Un couple de chercheurs belges récompensé pour ses travaux sur les maladies incurables
Le Prix international Gagna & Van Heck pour les maladies incurables est décerné pour la première fois à une équipe belge.
Ce jeudi 14 décembre, le gouvernement wallon a élevé Anabelle Decottignies au rang d’Officier du Mérite wallon pour la recherche qu'elle mène "depuis 15 ans sur les mécanismes des cellules cancéreuses qui leur permettent d’acquérir la «jeunesse éternelle» qui leur permet de se diviser sans limite".
La recherche
Le groupe d’Anabelle Decottignies s’intéresse depuis une quinzaine d’années aux télomères, des structures spécialisées qui se trouvent à l’extrémité de chacun de nos chromosomes. Les télomères sont qualifiés d’horloges biologiques, car la «jeunesse» de nos cellules dépend en grande partie de l’état de nos télomères. Plus nous avançons en âge et plus nos télomères s’usent, entraînant de ce fait le vieillissement de nos cellules et la perte des capacités de renouvellement des tissus, ce qui se traduit, par exemple, par une baisse de l’immunité ou de l’efficacité de cicatrisation. Ces mécanismes de vieillissement cellulaire ont néanmoins un effet protecteur car, en limitant les divisions cellulaires, ils présentent un obstacle au développement de tumeurs. Malgré tout, le cancer existe et le risque d’en souffrir augmente avec l’âge. A la fin du siècle passé, cet apparent paradoxe a été résolu par la démonstration que les cellules cancéreuses parviennent à s’assurer une «jeunesse éternelle» en réactivant des mécanismes embryonnaires de maintien des télomères, endormis dans nos cellules adultes. Ces découvertes majeures ont été récompensées par le Prix Nobel de Médecine en 2009.
Des travaux réalisés par le laboratoire d’Anabelle Decottignies et, de façon concomitante, par le groupe du Pr Roger Reddel à Sydney, ont permis de montrer que, pour certains cancers qui touchent notamment les enfants, comme le neuroblastome ou le mélanome, le processus est différent puisque, dans ces situations, le cancer semble pouvoir se développer à partir de cellules qui présentent des télomères très longs et n’ont dès lors pas le besoin de réveiller ces mécanismes embryonnaires de maintien des télomères, facilitant de ce fait le processus tumoral. Ces découvertes prennent toute leur importance dans le contexte des thérapies anti-tumorales qui espèrent cibler cette immortalité cellulaire car, dans ces cas particuliers, de tels traitements s’avèreront inefficaces.

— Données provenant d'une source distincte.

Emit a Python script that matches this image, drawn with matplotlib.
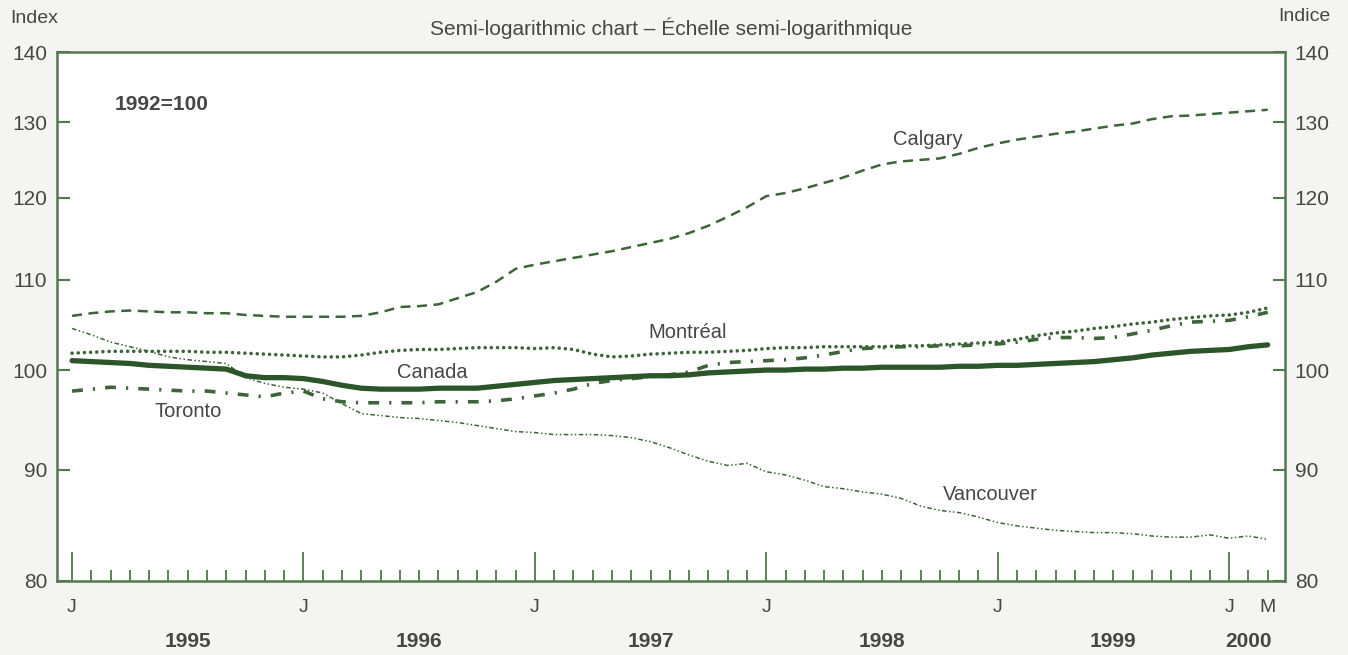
import numpy as np
import matplotlib
matplotlib.use("Agg")
from matplotlib import pyplot as plt
from matplotlib.ticker import FixedLocator, FixedFormatter, NullLocator
import matplotlib.transforms as mtransforms

plt.rcParams["font.family"] = ["Liberation Sans", "DejaVu Sans"]

# monthly index, 1992=100, January 1995 to March 2000
start_year = 1995
canada = [101.0, 100.9, 100.8, 100.7, 100.5, 100.4, 100.3, 100.2, 100.1, 99.4, 99.2, 99.2,
          99.1, 98.8, 98.4, 98.1, 98.0, 98.0, 98.0, 98.1, 98.1, 98.1, 98.3, 98.5,
          98.7, 98.9, 99.0, 99.1, 99.2, 99.3, 99.4, 99.4, 99.5, 99.7, 99.8, 99.9,
          100.0, 100.0, 100.1, 100.1, 100.2, 100.2, 100.3, 100.3, 100.3, 100.3, 100.4, 100.4,
          100.5, 100.5, 100.6, 100.7, 100.8, 100.9, 101.1, 101.3, 101.6, 101.8, 102.0, 102.1,
          102.2, 102.5, 102.7]
calgary = [105.9, 106.2, 106.4, 106.5, 106.4, 106.3, 106.3, 106.2, 106.2, 106.0, 105.9, 105.8,
           105.8, 105.8, 105.8, 105.9, 106.3, 106.9, 107.0, 107.2, 107.9, 108.6, 109.8, 111.3,
           111.8, 112.2, 112.6, 113.0, 113.4, 113.9, 114.4, 114.9, 115.6, 116.5, 117.6, 118.8,
           120.2, 120.6, 121.2, 121.9, 122.6, 123.5, 124.3, 124.7, 124.9, 125.1, 125.7, 126.5,
           127.1, 127.6, 128.0, 128.4, 128.7, 129.1, 129.5, 129.8, 130.4, 130.8, 130.9, 131.1,
           131.3, 131.5, 131.7]
montreal = [101.8, 101.9, 102.0, 102.0, 102.0, 102.0, 102.0, 101.9, 101.9, 101.8, 101.7, 101.6,
            101.5, 101.4, 101.4, 101.6, 101.9, 102.1, 102.2, 102.2, 102.3, 102.4, 102.4, 102.4,
            102.3, 102.4, 102.2, 101.7, 101.4, 101.5, 101.7, 101.8, 101.9, 101.9, 102.0, 102.1,
            102.3, 102.4, 102.4, 102.5, 102.5, 102.5, 102.5, 102.6, 102.6, 102.7, 102.8, 102.9,
            103.0, 103.3, 103.7, 104.0, 104.2, 104.5, 104.7, 105.0, 105.2, 105.5, 105.7, 105.9,
            106.0, 106.3, 106.8]
toronto = [97.8, 98.0, 98.2, 98.1, 98.0, 97.9, 97.8, 97.8, 97.6, 97.4, 97.2, 97.6,
           97.8, 97.0, 96.7, 96.6, 96.6, 96.6, 96.6, 96.7, 96.7, 96.7, 96.8, 97.0,
           97.3, 97.6, 98.0, 98.6, 98.9, 99.1, 99.3, 99.5, 99.8, 100.5, 100.8, 100.9,
           101.0, 101.1, 101.3, 101.6, 102.0, 102.3, 102.4, 102.5, 102.5, 102.6, 102.6, 102.7,
           102.8, 103.0, 103.3, 103.5, 103.5, 103.4, 103.5, 103.9, 104.3, 104.8, 105.2, 105.3,
           105.4, 105.8, 106.3]
vancouver = [104.5, 103.8, 103.0, 102.5, 102.0, 101.4, 101.1, 100.9, 100.7, 99.2, 98.6, 98.2,
             98.0, 97.6, 96.5, 95.5, 95.3, 95.1, 95.0, 94.8, 94.6, 94.3, 94.0, 93.7,
             93.6, 93.4, 93.4, 93.4, 93.3, 93.1, 92.7, 92.1, 91.4, 90.8, 90.4, 90.6,
             89.8, 89.5, 89.0, 88.4, 88.2, 87.9, 87.7, 87.3, 86.6, 86.2, 86.0, 85.6,
             85.1, 84.8, 84.6, 84.4, 84.3, 84.2, 84.2, 84.1, 83.9, 83.8, 83.8, 84.0,
             83.7, 83.9, 83.6]

y_ticks = [80, 90, 100, 110, 120, 130, 140]
month_letters = ["J", "F", "M", "A", "M", "J", "J", "A", "S", "O", "N", "D"]

line_col = "#3d6539"
spine_col = "#52784d"
text_col = "#464646"

months = np.arange(len(canada))
years = start_year + months // 12

fig = plt.figure(figsize=(13.48, 6.55), dpi=100, facecolor="#f4f4f2")
ax = fig.add_axes([0.0423, 0.113, 0.9110, 0.8076])
ax.set_facecolor("white")

ax.plot(months, calgary, color=line_col, lw=1.8, linestyle=(0, (4, 2.6)))
ax.plot(months, montreal, color=line_col, lw=2.6, linestyle=(0, (0.01, 1.7)),
        dash_capstyle="round")
ax.plot(months, toronto, color=line_col, lw=2.6, linestyle=(0, (3, 2.8, 0.6, 2.8)))
ax.plot(months, vancouver, color=line_col, lw=1.1, linestyle=(0, (3, 1.6, 1, 1.6, 1, 1.6)))
ax.plot(months, canada, color="#2c552a", lw=3.8, solid_capstyle="round")

ax.set_yscale("log")
ax.set_ylim(80, 140)
ax.set_xlim(-0.78, months[-1] + 0.9)
ax.yaxis.set_major_locator(FixedLocator(y_ticks))
ax.yaxis.set_major_formatter(FixedFormatter([str(v) for v in y_ticks]))
ax.yaxis.set_minor_locator(NullLocator())
ax.tick_params(axis="y", which="both", direction="in", length=9, width=1.5,
               color=spine_col, labelsize=15, labelcolor=text_col,
               left=True, right=True, labelleft=True, labelright=True, pad=7)

# January ticks long, other months short; label J for January and the last month
jan = months[months % 12 == 0]
other = months[months % 12 != 0]
ax.xaxis.set_major_locator(FixedLocator(jan))
ax.xaxis.set_major_formatter(FixedFormatter(["J"] * len(jan)))
ax.xaxis.set_minor_locator(FixedLocator(other))
ax.xaxis.set_minor_formatter(FixedFormatter(
    [month_letters[m % 12] if m == months[-1] else "" for m in other]))
ax.tick_params(axis="x", which="major", direction="in", length=21, width=1.3,
               color=spine_col, labelsize=14, labelcolor=text_col, pad=13)
ax.tick_params(axis="x", which="minor", direction="in", length=8, width=1.3,
               color=spine_col, labelsize=14, labelcolor=text_col, pad=13)

for s in ax.spines.values():
    s.set_color(spine_col)
    s.set_linewidth(1.8)

# year labels under each year
trans = mtransforms.blended_transform_factory(ax.transData, ax.transAxes)
for y in np.unique(years):
    m = months[years == y]
    xc = m.mean() + (0.5 if len(m) == 12 else 0)
    ax.text(xc, -0.115, str(y), transform=trans, ha="center", va="center",
            fontsize=15, fontweight="bold", color=text_col)

# series names
ax.text(44.4, 127.6, "Calgary", ha="center", va="center", fontsize=14.5, color=text_col)
ax.text(31.9, 104.0, "Montréal", ha="center", va="center", fontsize=14.5, color=text_col)
ax.text(18.7, 99.7, "Canada", ha="center", va="center", fontsize=14.5, color=text_col)
ax.text(6.0, 95.7, "Toronto", ha="center", va="center", fontsize=14.5, color=text_col)
ax.text(47.6, 87.7, "Vancouver", ha="center", va="center", fontsize=14.5, color=text_col)

ax.text(0.047, 0.90, "1992=100", transform=ax.transAxes, ha="left", va="center",
        fontsize=15, fontweight="bold", color=text_col)

fig.text(0.0074, 0.972, "Index", ha="left", va="center", fontsize=14, color=text_col)
fig.text(0.987, 0.975, "Indice", ha="right", va="center", fontsize=14, color=text_col)
fig.text(0.498, 0.957, "Semi-logarithmic chart – Échelle semi-logarithmique",
         ha="center", va="center", fontsize=15, color=text_col)

plt.savefig("out.png", dpi=100, facecolor=fig.get_facecolor())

Outre cette découverte qui révolutionne le concept d’immortalité cellulaire de la cellule tumorale, le groupe d’Anabelle Decottignies a récemment démontré, en collaboration avec l’équipe de Marc Francaux et Louise Deldicque (UCL), que l’exercice physique pouvait directement impacter sur les télomères en stimulant la production d’ARN non-codants protecteurs. Ces découvertes suggèrent que l’exercice physique pourrait avoir un effet protecteur contre la perte de capacité de renouvellement des tissus avec l’âge. Le groupe d’Anabelle Decottignies s’est également spécialisé dans l’étude d’un mécanisme -dit alternatif- de maintien des télomères, actif dans certaines tumeurs comme les sarcomes et distinct du mécanisme embryonnaire. La compréhension de ce mécanisme alternatif de maintien des télomères offre de nouvelles perspectives intéressantes en thérapie anti-tumorale.
La distinction
Le Mérite wallon est remis annuellement par les autorités wallonnes depuis 2011. Il distingue "toute personne, physique ou morale, dont le talent ou le mérite fait honneur à la Wallonie dans une mesure exceptionnelle et contribue à son rayonnement". Il comporte quatre rangs, en fonction de l'ampleur ou du degré de confirmation du mérite distingué : médaillé, chevalier, officier et commandeur.